» **Raw data**
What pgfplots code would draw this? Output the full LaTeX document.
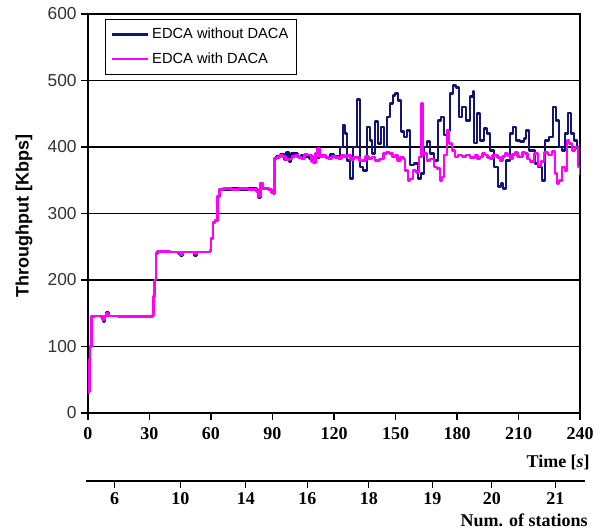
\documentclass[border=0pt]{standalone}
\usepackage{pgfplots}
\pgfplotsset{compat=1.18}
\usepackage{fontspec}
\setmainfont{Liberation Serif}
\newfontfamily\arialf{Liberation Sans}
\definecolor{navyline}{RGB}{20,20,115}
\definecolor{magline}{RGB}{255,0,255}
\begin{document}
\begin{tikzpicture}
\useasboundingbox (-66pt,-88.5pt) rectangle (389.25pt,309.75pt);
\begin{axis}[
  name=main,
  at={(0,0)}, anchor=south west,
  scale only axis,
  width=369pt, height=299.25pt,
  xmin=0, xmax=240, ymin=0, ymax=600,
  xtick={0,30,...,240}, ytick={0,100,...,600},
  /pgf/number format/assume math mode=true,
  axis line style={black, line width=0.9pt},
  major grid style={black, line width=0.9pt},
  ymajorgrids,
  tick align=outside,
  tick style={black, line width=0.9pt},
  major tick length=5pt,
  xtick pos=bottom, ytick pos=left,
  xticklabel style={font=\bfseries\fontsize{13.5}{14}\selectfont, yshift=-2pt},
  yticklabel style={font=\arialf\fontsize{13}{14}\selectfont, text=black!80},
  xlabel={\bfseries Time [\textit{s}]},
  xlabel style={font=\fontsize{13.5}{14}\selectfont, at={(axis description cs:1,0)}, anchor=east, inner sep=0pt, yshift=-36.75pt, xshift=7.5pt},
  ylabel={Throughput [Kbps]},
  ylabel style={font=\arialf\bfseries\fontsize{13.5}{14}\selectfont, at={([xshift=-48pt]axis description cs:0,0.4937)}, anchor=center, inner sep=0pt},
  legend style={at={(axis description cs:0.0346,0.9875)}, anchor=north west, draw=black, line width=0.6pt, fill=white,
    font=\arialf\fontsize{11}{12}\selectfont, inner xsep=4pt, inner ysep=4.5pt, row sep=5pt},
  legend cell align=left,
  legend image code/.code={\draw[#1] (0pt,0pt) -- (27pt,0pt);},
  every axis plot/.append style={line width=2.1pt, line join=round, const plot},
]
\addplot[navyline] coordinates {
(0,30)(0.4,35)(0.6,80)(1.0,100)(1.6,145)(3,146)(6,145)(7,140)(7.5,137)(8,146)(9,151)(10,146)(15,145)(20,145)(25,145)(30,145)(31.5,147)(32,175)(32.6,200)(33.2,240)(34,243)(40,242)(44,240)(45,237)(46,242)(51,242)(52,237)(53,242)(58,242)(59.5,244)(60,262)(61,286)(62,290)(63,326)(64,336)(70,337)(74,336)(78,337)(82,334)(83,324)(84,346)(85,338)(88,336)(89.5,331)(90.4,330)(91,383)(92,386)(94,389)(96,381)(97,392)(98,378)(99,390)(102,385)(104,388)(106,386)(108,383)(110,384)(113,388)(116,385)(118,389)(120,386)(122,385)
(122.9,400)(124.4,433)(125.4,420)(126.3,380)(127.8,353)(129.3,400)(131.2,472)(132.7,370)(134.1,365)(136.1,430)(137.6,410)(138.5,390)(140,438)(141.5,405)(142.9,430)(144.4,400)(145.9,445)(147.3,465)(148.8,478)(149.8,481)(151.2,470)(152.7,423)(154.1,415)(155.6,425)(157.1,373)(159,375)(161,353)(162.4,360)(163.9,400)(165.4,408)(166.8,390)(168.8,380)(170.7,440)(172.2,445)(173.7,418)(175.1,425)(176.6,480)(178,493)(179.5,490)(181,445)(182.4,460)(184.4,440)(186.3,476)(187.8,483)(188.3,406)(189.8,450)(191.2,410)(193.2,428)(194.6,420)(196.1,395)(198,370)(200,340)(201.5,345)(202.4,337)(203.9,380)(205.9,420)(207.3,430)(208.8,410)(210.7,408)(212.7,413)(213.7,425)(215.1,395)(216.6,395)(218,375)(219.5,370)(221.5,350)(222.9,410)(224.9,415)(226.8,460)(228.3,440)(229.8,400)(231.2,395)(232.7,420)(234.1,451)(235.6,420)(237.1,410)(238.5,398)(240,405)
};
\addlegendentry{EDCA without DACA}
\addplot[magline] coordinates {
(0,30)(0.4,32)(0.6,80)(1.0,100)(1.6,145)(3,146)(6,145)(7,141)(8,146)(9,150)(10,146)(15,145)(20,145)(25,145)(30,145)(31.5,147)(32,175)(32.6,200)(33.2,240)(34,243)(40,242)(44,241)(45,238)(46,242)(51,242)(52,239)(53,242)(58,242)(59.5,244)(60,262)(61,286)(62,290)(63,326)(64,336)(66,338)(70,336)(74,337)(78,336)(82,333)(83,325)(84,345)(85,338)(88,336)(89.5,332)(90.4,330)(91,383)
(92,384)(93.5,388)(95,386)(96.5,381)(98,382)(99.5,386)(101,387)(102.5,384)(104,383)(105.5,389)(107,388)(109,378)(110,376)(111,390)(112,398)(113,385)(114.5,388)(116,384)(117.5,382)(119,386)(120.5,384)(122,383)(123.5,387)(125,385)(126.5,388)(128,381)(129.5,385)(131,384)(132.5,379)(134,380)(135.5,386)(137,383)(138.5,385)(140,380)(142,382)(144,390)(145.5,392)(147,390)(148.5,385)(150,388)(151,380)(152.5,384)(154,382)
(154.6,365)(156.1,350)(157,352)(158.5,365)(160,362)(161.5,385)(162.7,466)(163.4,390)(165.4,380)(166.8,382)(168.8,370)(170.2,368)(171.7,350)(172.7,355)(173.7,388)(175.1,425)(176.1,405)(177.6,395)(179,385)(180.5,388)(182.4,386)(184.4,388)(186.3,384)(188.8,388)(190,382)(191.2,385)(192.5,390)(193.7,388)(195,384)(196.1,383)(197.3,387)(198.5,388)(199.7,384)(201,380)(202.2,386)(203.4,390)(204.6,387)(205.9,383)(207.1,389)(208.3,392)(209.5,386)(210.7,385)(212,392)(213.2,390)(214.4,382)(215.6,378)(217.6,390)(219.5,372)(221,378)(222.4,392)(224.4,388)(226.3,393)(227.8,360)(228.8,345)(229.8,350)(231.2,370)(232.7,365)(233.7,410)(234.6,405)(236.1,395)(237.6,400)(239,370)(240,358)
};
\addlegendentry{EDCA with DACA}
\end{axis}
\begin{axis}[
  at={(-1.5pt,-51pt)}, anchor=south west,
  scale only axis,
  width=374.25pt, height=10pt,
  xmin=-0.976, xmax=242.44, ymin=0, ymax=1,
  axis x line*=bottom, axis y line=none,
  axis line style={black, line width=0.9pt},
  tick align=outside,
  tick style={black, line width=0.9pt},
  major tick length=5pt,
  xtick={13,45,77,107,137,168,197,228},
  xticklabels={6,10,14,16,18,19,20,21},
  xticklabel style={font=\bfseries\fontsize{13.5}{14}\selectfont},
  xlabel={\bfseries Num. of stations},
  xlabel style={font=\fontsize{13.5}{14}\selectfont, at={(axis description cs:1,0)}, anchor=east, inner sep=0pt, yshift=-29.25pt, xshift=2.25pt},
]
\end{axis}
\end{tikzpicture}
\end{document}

» **Problem statement**
Make an exact copy of the whole listing, but don't bring over any pictures.

» **Final result**
What pgfplots code would draw this? Output the full LaTeX document.
\documentclass[border=0pt]{standalone}
\usepackage{pgfplots}
\pgfplotsset{compat=1.18}
\usepackage{fontspec}
\setmainfont{Liberation Serif}
\newfontfamily\arialf{Liberation Sans}
\definecolor{navyline}{RGB}{20,20,115}
\definecolor{magline}{RGB}{255,0,255}
\begin{document}
\begin{tikzpicture}
\useasboundingbox (-66pt,-88.5pt) rectangle (389.25pt,309.75pt);
\begin{axis}[
  name=main,
  at={(0,0)}, anchor=south west,
  scale only axis,
  width=369pt, height=299.25pt,
  xmin=0, xmax=240, ymin=0, ymax=600,
  xtick={0,30,...,240}, ytick={0,100,...,600},
  /pgf/number format/assume math mode=true,
  axis line style={black, line width=0.9pt},
  major grid style={black, line width=0.9pt},
  ymajorgrids,
  tick align=outside,
  tick style={black, line width=0.9pt},
  major tick length=5pt,
  xtick pos=bottom, ytick pos=left,
  xticklabel style={font=\bfseries\fontsize{13.5}{14}\selectfont, yshift=-2pt},
  yticklabel style={font=\arialf\fontsize{13}{14}\selectfont, text=black!80},
  xlabel={\bfseries Time [\textit{s}]},
  xlabel style={font=\fontsize{13.5}{14}\selectfont, at={(axis description cs:1,0)}, anchor=east, inner sep=0pt, yshift=-36.75pt, xshift=7.5pt},
  ylabel={Throughput [Kbps]},
  ylabel style={font=\arialf\bfseries\fontsize{13.5}{14}\selectfont, at={([xshift=-48pt]axis description cs:0,0.4937)}, anchor=center, inner sep=0pt},
  legend style={at={(axis description cs:0.0346,0.9875)}, anchor=north west, draw=black, line width=0.6pt, fill=white,
    font=\arialf\fontsize{11}{12}\selectfont, inner xsep=4pt, inner ysep=4.5pt, row sep=5pt},
  legend cell align=left,
  legend image code/.code={\draw[#1] (0pt,0pt) -- (27pt,0pt);},
  every axis plot/.append style={line width=2.1pt, line join=round, const plot},
]
\addplot[navyline] coordinates {
(0,30)(0.4,35)(0.6,80)(1.0,100)(1.6,145)(3,146)(6,145)(7,140)(7.5,137)(8,146)(9,151)(10,146)(15,145)(20,145)(25,145)(30,145)(31.5,147)(32,175)(32.6,200)(33.2,240)(34,243)(40,242)(44,240)(45,237)(46,242)(51,242)(52,237)(53,242)(58,242)(59.5,244)(60,262)(61,286)(62,290)(63,326)(64,336)(70,337)(74,336)(78,337)(82,334)(83,324)(84,346)(85,338)(88,336)(89.5,331)(90.4,330)(91,383)(92,386)(94,389)(96,381)(97,392)(98,378)(99,390)(102,385)(104,388)(106,386)(108,383)(110,384)(113,388)(116,385)(118,389)(120,386)(122,385)
(122.9,400)(124.4,433)(125.4,420)(126.3,380)(127.8,353)(129.3,400)(131.2,472)(132.7,370)(134.1,365)(136.1,430)(137.6,410)(138.5,390)(140,438)(141.5,405)(142.9,430)(144.4,400)(145.9,445)(147.3,465)(148.8,478)(149.8,481)(151.2,470)(152.7,423)(154.1,415)(155.6,425)(157.1,373)(159,375)(161,353)(162.4,360)(163.9,400)(165.4,408)(166.8,390)(168.8,380)(170.7,440)(172.2,445)(173.7,418)(175.1,425)(176.6,480)(178,493)(179.5,490)(181,445)(182.4,460)(184.4,440)(186.3,476)(187.8,483)(188.3,406)(189.8,450)(191.2,410)(193.2,428)(194.6,420)(196.1,395)(198,370)(200,340)(201.5,345)(202.4,337)(203.9,380)(205.9,420)(207.3,430)(208.8,410)(210.7,408)(212.7,413)(213.7,425)(215.1,395)(216.6,395)(218,375)(219.5,370)(221.5,350)(222.9,410)(224.9,415)(226.8,460)(228.3,440)(229.8,400)(231.2,395)(232.7,420)(234.1,451)(235.6,420)(237.1,410)(238.5,398)(240,405)
};
\addlegendentry{EDCA without DACA}
\addplot[magline] coordinates {
(0,30)(0.4,32)(0.6,80)(1.0,100)(1.6,145)(3,146)(6,145)(7,141)(8,146)(9,150)(10,146)(15,145)(20,145)(25,145)(30,145)(31.5,147)(32,175)(32.6,200)(33.2,240)(34,243)(40,242)(44,241)(45,238)(46,242)(51,242)(52,239)(53,242)(58,242)(59.5,244)(60,262)(61,286)(62,290)(63,326)(64,336)(66,338)(70,336)(74,337)(78,336)(82,333)(83,325)(84,345)(85,338)(88,336)(89.5,332)(90.4,330)(91,383)
(92,384)(93.5,388)(95,386)(96.5,381)(98,382)(99.5,386)(101,387)(102.5,384)(104,383)(105.5,389)(107,388)(109,378)(110,376)(111,390)(112,398)(113,385)(114.5,388)(116,384)(117.5,382)(119,386)(120.5,384)(122,383)(123.5,387)(125,385)(126.5,388)(128,381)(129.5,385)(131,384)(132.5,379)(134,380)(135.5,386)(137,383)(138.5,385)(140,380)(142,382)(144,390)(145.5,392)(147,390)(148.5,385)(150,388)(151,380)(152.5,384)(154,382)
(154.6,365)(156.1,350)(157,352)(158.5,365)(160,362)(161.5,385)(162.7,466)(163.4,390)(165.4,380)(166.8,382)(168.8,370)(170.2,368)(171.7,350)(172.7,355)(173.7,388)(175.1,425)(176.1,405)(177.6,395)(179,385)(180.5,388)(182.4,386)(184.4,388)(186.3,384)(188.8,388)(190,382)(191.2,385)(192.5,390)(193.7,388)(195,384)(196.1,383)(197.3,387)(198.5,388)(199.7,384)(201,380)(202.2,386)(203.4,390)(204.6,387)(205.9,383)(207.1,389)(208.3,392)(209.5,386)(210.7,385)(212,392)(213.2,390)(214.4,382)(215.6,378)(217.6,390)(219.5,372)(221,378)(222.4,392)(224.4,388)(226.3,393)(227.8,360)(228.8,345)(229.8,350)(231.2,370)(232.7,365)(233.7,410)(234.6,405)(236.1,395)(237.6,400)(239,370)(240,358)
};
\addlegendentry{EDCA with DACA}
\end{axis}
\begin{axis}[
  at={(-1.5pt,-51pt)}, anchor=south west,
  scale only axis,
  width=374.25pt, height=10pt,
  xmin=-0.976, xmax=242.44, ymin=0, ymax=1,
  axis x line*=bottom, axis y line=none,
  axis line style={black, line width=0.9pt},
  tick align=outside,
  tick style={black, line width=0.9pt},
  major tick length=5pt,
  xtick={13,45,77,107,137,168,197,228},
  xticklabels={6,10,14,16,18,19,20,21},
  xticklabel style={font=\bfseries\fontsize{13.5}{14}\selectfont},
  xlabel={\bfseries Num. of stations},
  xlabel style={font=\fontsize{13.5}{14}\selectfont, at={(axis description cs:1,0)}, anchor=east, inner sep=0pt, yshift=-29.25pt, xshift=2.25pt},
]
\end{axis}
\end{tikzpicture}
\end{document}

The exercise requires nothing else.